* DATA EXCERPT:
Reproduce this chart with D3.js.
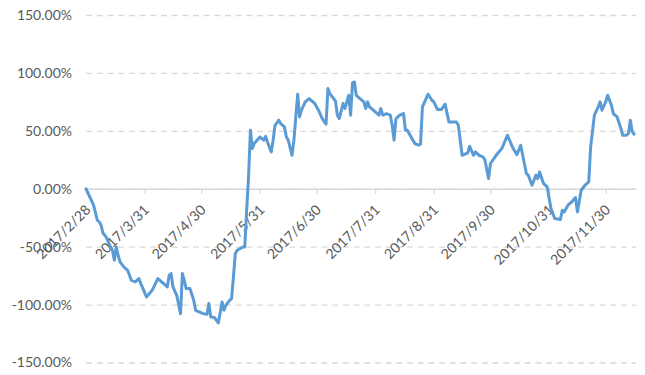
<!DOCTYPE html>
<html>
<head>
<meta charset="utf-8">
<script src="https://cdn.jsdelivr.net/npm/d3@7"></script>
<style>
  body { margin: 0; background: #fff; }
  svg text { font-family: Lato, "Liberation Sans", sans-serif; fill: #595959; }
</style>
</head>
<body>
<div id="chart"></div>
<script>
// trading days (2017) and cumulative return in percent
const dates = [
  '2/28', '3/4', '3/6', '3/7', '3/8', '3/9', '3/10', '3/11', '3/13', '3/14',
  '3/15', '3/16', '3/17', '3/18', '3/20', '3/22', '3/24', '3/26', '3/28', '3/29',
  '4/1', '4/4', '4/7', '4/11', '4/12', '4/13', '4/14', '4/15', '4/17', '4/19',
  '4/20', '4/21', '4/22', '4/24', '4/26', '4/27', '5/1', '5/3', '5/4', '5/5',
  '5/7', '5/9', '5/11', '5/12', '5/13', '5/15', '5/16', '5/17', '5/18', '5/19',
  '5/22', '5/23', '5/24', '5/25', '5/26',
  '5/27', '5/28', '5/31', '6/2', '6/3', '6/4', '6/6', '6/7', '6/8', '6/10',
  '6/11', '6/13', '6/14', '6/15', '6/17', '6/18', '6/19', '6/20', '6/21', '6/22',
  '6/24', '6/26', '6/29', '7/1', '7/3', '7/5', '7/6', '7/7', '7/9', '7/10',
  '7/11', '7/12', '7/14', '7/15', '7/16', '7/17', '7/18', '7/19', '7/20', '7/21',
  '7/23', '7/25', '7/26', '7/27', '7/28', '7/30', '8/2', '8/3', '8/4', '8/6',
  '8/8', '8/9', '8/10', '8/11', '8/13', '8/15', '8/16', '8/17', '8/19', '8/21',
  '8/23', '8/24', '8/25', '8/28', '8/30', '8/31', '9/2', '9/4', '9/6', '9/8',
  '9/12', '9/13', '9/15', '9/18', '9/19', '9/21', '9/22', '9/24', '9/26', '9/27',
  '9/29', '9/30', '10/3', '10/6', '10/9', '10/12', '10/14', '10/16', '10/19', '10/20',
  '10/22', '10/24', '10/25', '10/26', '10/28', '10/30', '11/1', '11/3', '11/6', '11/7',
  '11/8', '11/10', '11/12', '11/14', '11/15', '11/17', '11/19', '11/21', '11/22', '11/24',
  '11/26', '11/27', '11/28', '11/30', '12/1', '12/3', '12/4', '12/6', '12/8', '12/9',
  '12/11', '12/12', '12/13', '12/14', '12/15'
];
const returns = [
  0, -14.2, -27.2, -28.7, -31.5, -38.4, -40.2, -42.8, -50.3, -53.1,
  -61.7, -50.3, -57.4, -63.2, -67.5, -70.4, -79.0, -80.5, -77.6, -81.9,
  -93.4, -87.7, -77.6, -83.3, -84.8, -74.7, -73.2, -84.8, -92.0, -107.8,
  -73.2, -79.0, -86.2, -86.2, -96.3, -104.9, -107.8, -108.4, -99.1, -110.7,
  -111.2, -115.9, -97.8, -104.9, -100.6, -96.3, -94.8, -76.2, -56.0, -53.1,
  -50.3, -50.3, -18.6, 10.2, 50.5,
  34.7, 39.0, 44.7, 41.9, 45.3, 40.4, 31.8, 41.9, 54.8, 59.2,
  56.3, 53.4, 44.7, 41.9, 28.9, 41.9, 62.0, 81.6, 62.0, 67.8,
  75.0, 77.9, 73.6, 67.8, 60.6, 55.7, 86.5, 82.2, 77.9, 75.6,
  63.5, 60.6, 73.6, 69.3, 75.0, 80.7, 63.5, 91.4, 92.2, 80.7,
  77.9, 75.0, 69.3, 75.0, 70.6, 67.8, 63.5, 69.3, 63.5, 64.9,
  63.5, 54.8, 41.9, 60.6, 63.5, 64.9, 50.5, 50.5, 44.7, 39.0,
  37.6, 38.4, 70.6, 81.6, 76.4, 75.0, 68.4, 68.4, 73.0, 57.7,
  57.7, 54.8, 28.9, 30.9, 36.7, 28.9, 31.8, 28.9, 27.5, 25.2,
  8.8, 21.8, 28.9, 34.7, 46.2, 34.7, 29.5, 37.6, 13.1, 11.7,
  3.0, 11.7, 8.8, 14.5, 4.7, 1.6, -17.1, -25.7, -26.6, -18.6,
  -20.0, -14.2, -11.4, -7.6, -20.0, -1.3, 3.0, 5.9, 36.1, 63.5,
  70.6, 75.0, 67.8, 75.0, 80.7, 72.1, 64.9, 62.0, 52.0, 46.2,
  46.2, 47.7, 59.2, 49.1, 47.1
];
const tickDates = ['2/28', '3/31', '4/30', '5/31', '6/30', '7/31', '8/31', '9/30', '10/31', '11/30'];
const yTicks = [-150, -100, -50, 0, 50, 100, 150];

const width = 645;
const height = 375;
const margin = { top: 15, right: 9, bottom: 12.5, left: 86 };

const parse = d3.timeParse('%Y/%m/%d');
const toDate = (s) => parse('2017/' + s);
const data = dates.map((s, i) => ({ date: toDate(s), value: returns[i] }))
  .filter((d) => d.value !== undefined);

const x = d3.scaleTime()
  .domain([toDate('2/28'), toDate('12/16')])
  .range([margin.left, width - margin.right]);
const y = d3.scaleLinear()
  .domain([-150, 150])
  .range([height - margin.bottom, margin.top]);

const svg = d3.select('#chart').append('svg')
  .attr('width', width)
  .attr('height', height);

// dashed gridlines + y labels
const yAxis = d3.axisLeft(y)
  .tickValues(yTicks)
  .tickSize(-(width - margin.left - margin.right))
  .tickPadding(14)
  .tickFormat((d) => d.toFixed(2) + '%');

svg.append('g')
  .attr('transform', `translate(${margin.left},0)`)
  .call(yAxis)
  .call((g) => g.select('.domain').remove())
  .call((g) => g.selectAll('.tick line')
    .attr('stroke', '#d9d9d9')
    .attr('stroke-width', 1.3)
    .attr('stroke-dasharray', '6,4.7'))
  .call((g) => g.selectAll('.tick text')
    .attr('font-size', 14)
    .attr('fill', '#595959'));

// x axis sits on the zero line
const xAxis = d3.axisBottom(x)
  .tickValues(tickDates.map(toDate))
  .tickSize(5)
  .tickSizeOuter(0)
  .tickFormat(d3.timeFormat('%Y/%-m/%-d'));

const gx = svg.append('g')
  .attr('transform', `translate(0,${y(0)})`)
  .call(xAxis);

gx.select('.domain').attr('stroke', '#d9d9d9').attr('stroke-width', 1.3);
gx.selectAll('.tick line').attr('stroke', '#d9d9d9').attr('stroke-width', 1.3);
gx.selectAll('.tick text')
  .attr('font-size', 14)
  .attr('fill', '#595959')
  .attr('text-anchor', 'end')
  .attr('dy', 0)
  .attr('y', 0)
  .attr('transform', 'translate(5,22) rotate(-45)');

const line = d3.line()
  .x((d) => x(d.date))
  .y((d) => y(d.value));

svg.append('path')
  .datum(data)
  .attr('fill', 'none')
  .attr('stroke', '#5b9bd5')
  .attr('stroke-width', 3)
  .attr('stroke-linejoin', 'round')
  .attr('stroke-linecap', 'round')
  .attr('d', line);
</script>
</body>
</html>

* PROBLEM DETAILS: Your copy of the data above should match it exactly, except that pictures are left out.

* OUTPUT BELOW:
Reproduce this chart with D3.js.
<!DOCTYPE html>
<html>
<head>
<meta charset="utf-8">
<script src="https://cdn.jsdelivr.net/npm/d3@7"></script>
<style>
  body { margin: 0; background: #fff; }
  svg text { font-family: Lato, "Liberation Sans", sans-serif; fill: #595959; }
</style>
</head>
<body>
<div id="chart"></div>
<script>
// trading days (2017) and cumulative return in percent
const dates = [
  '2/28', '3/4', '3/6', '3/7', '3/8', '3/9', '3/10', '3/11', '3/13', '3/14',
  '3/15', '3/16', '3/17', '3/18', '3/20', '3/22', '3/24', '3/26', '3/28', '3/29',
  '4/1', '4/4', '4/7', '4/11', '4/12', '4/13', '4/14', '4/15', '4/17', '4/19',
  '4/20', '4/21', '4/22', '4/24', '4/26', '4/27', '5/1', '5/3', '5/4', '5/5',
  '5/7', '5/9', '5/11', '5/12', '5/13', '5/15', '5/16', '5/17', '5/18', '5/19',
  '5/22', '5/23', '5/24', '5/25', '5/26',
  '5/27', '5/28', '5/31', '6/2', '6/3', '6/4', '6/6', '6/7', '6/8', '6/10',
  '6/11', '6/13', '6/14', '6/15', '6/17', '6/18', '6/19', '6/20', '6/21', '6/22',
  '6/24', '6/26', '6/29', '7/1', '7/3', '7/5', '7/6', '7/7', '7/9', '7/10',
  '7/11', '7/12', '7/14', '7/15', '7/16', '7/17', '7/18', '7/19', '7/20', '7/21',
  '7/23', '7/25', '7/26', '7/27', '7/28', '7/30', '8/2', '8/3', '8/4', '8/6',
  '8/8', '8/9', '8/10', '8/11', '8/13', '8/15', '8/16', '8/17', '8/19', '8/21',
  '8/23', '8/24', '8/25', '8/28', '8/30', '8/31', '9/2', '9/4', '9/6', '9/8',
  '9/12', '9/13', '9/15', '9/18', '9/19', '9/21', '9/22', '9/24', '9/26', '9/27',
  '9/29', '9/30', '10/3', '10/6', '10/9', '10/12', '10/14', '10/16', '10/19', '10/20',
  '10/22', '10/24', '10/25', '10/26', '10/28', '10/30', '11/1', '11/3', '11/6', '11/7',
  '11/8', '11/10', '11/12', '11/14', '11/15', '11/17', '11/19', '11/21', '11/22', '11/24',
  '11/26', '11/27', '11/28', '11/30', '12/1', '12/3', '12/4', '12/6', '12/8', '12/9',
  '12/11', '12/12', '12/13', '12/14', '12/15'
];
const returns = [
  0, -14.2, -27.2, -28.7, -31.5, -38.4, -40.2, -42.8, -50.3, -53.1,
  -61.7, -50.3, -57.4, -63.2, -67.5, -70.4, -79.0, -80.5, -77.6, -81.9,
  -93.4, -87.7, -77.6, -83.3, -84.8, -74.7, -73.2, -84.8, -92.0, -107.8,
  -73.2, -79.0, -86.2, -86.2, -96.3, -104.9, -107.8, -108.4, -99.1, -110.7,
  -111.2, -115.9, -97.8, -104.9, -100.6, -96.3, -94.8, -76.2, -56.0, -53.1,
  -50.3, -50.3, -18.6, 10.2, 50.5,
  34.7, 39.0, 44.7, 41.9, 45.3, 40.4, 31.8, 41.9, 54.8, 59.2,
  56.3, 53.4, 44.7, 41.9, 28.9, 41.9, 62.0, 81.6, 62.0, 67.8,
  75.0, 77.9, 73.6, 67.8, 60.6, 55.7, 86.5, 82.2, 77.9, 75.6,
  63.5, 60.6, 73.6, 69.3, 75.0, 80.7, 63.5, 91.4, 92.2, 80.7,
  77.9, 75.0, 69.3, 75.0, 70.6, 67.8, 63.5, 69.3, 63.5, 64.9,
  63.5, 54.8, 41.9, 60.6, 63.5, 64.9, 50.5, 50.5, 44.7, 39.0,
  37.6, 38.4, 70.6, 81.6, 76.4, 75.0, 68.4, 68.4, 73.0, 57.7,
  57.7, 54.8, 28.9, 30.9, 36.7, 28.9, 31.8, 28.9, 27.5, 25.2,
  8.8, 21.8, 28.9, 34.7, 46.2, 34.7, 29.5, 37.6, 13.1, 11.7,
  3.0, 11.7, 8.8, 14.5, 4.7, 1.6, -17.1, -25.7, -26.6, -18.6,
  -20.0, -14.2, -11.4, -7.6, -20.0, -1.3, 3.0, 5.9, 36.1, 63.5,
  70.6, 75.0, 67.8, 75.0, 80.7, 72.1, 64.9, 62.0, 52.0, 46.2,
  46.2, 47.7, 59.2, 49.1, 47.1
];
const tickDates = ['2/28', '3/31', '4/30', '5/31', '6/30', '7/31', '8/31', '9/30', '10/31', '11/30'];
const yTicks = [-150, -100, -50, 0, 50, 100, 150];

const width = 645;
const height = 375;
const margin = { top: 15, right: 9, bottom: 12.5, left: 86 };

const parse = d3.timeParse('%Y/%m/%d');
const toDate = (s) => parse('2017/' + s);
const data = dates.map((s, i) => ({ date: toDate(s), value: returns[i] }))
  .filter((d) => d.value !== undefined);

const x = d3.scaleTime()
  .domain([toDate('2/28'), toDate('12/16')])
  .range([margin.left, width - margin.right]);
const y = d3.scaleLinear()
  .domain([-150, 150])
  .range([height - margin.bottom, margin.top]);

const svg = d3.select('#chart').append('svg')
  .attr('width', width)
  .attr('height', height);

// dashed gridlines + y labels
const yAxis = d3.axisLeft(y)
  .tickValues(yTicks)
  .tickSize(-(width - margin.left - margin.right))
  .tickPadding(14)
  .tickFormat((d) => d.toFixed(2) + '%');

svg.append('g')
  .attr('transform', `translate(${margin.left},0)`)
  .call(yAxis)
  .call((g) => g.select('.domain').remove())
  .call((g) => g.selectAll('.tick line')
    .attr('stroke', '#d9d9d9')
    .attr('stroke-width', 1.3)
    .attr('stroke-dasharray', '6,4.7'))
  .call((g) => g.selectAll('.tick text')
    .attr('font-size', 14)
    .attr('fill', '#595959'));

// x axis sits on the zero line
const xAxis = d3.axisBottom(x)
  .tickValues(tickDates.map(toDate))
  .tickSize(5)
  .tickSizeOuter(0)
  .tickFormat(d3.timeFormat('%Y/%-m/%-d'));

const gx = svg.append('g')
  .attr('transform', `translate(0,${y(0)})`)
  .call(xAxis);

gx.select('.domain').attr('stroke', '#d9d9d9').attr('stroke-width', 1.3);
gx.selectAll('.tick line').attr('stroke', '#d9d9d9').attr('stroke-width', 1.3);
gx.selectAll('.tick text')
  .attr('font-size', 14)
  .attr('fill', '#595959')
  .attr('text-anchor', 'end')
  .attr('dy', 0)
  .attr('y', 0)
  .attr('transform', 'translate(5,22) rotate(-45)');

const line = d3.line()
  .x((d) => x(d.date))
  .y((d) => y(d.value));

svg.append('path')
  .datum(data)
  .attr('fill', 'none')
  .attr('stroke', '#5b9bd5')
  .attr('stroke-width', 3)
  .attr('stroke-linejoin', 'round')
  .attr('stroke-linecap', 'round')
  .attr('d', line);
</script>
</body>
</html>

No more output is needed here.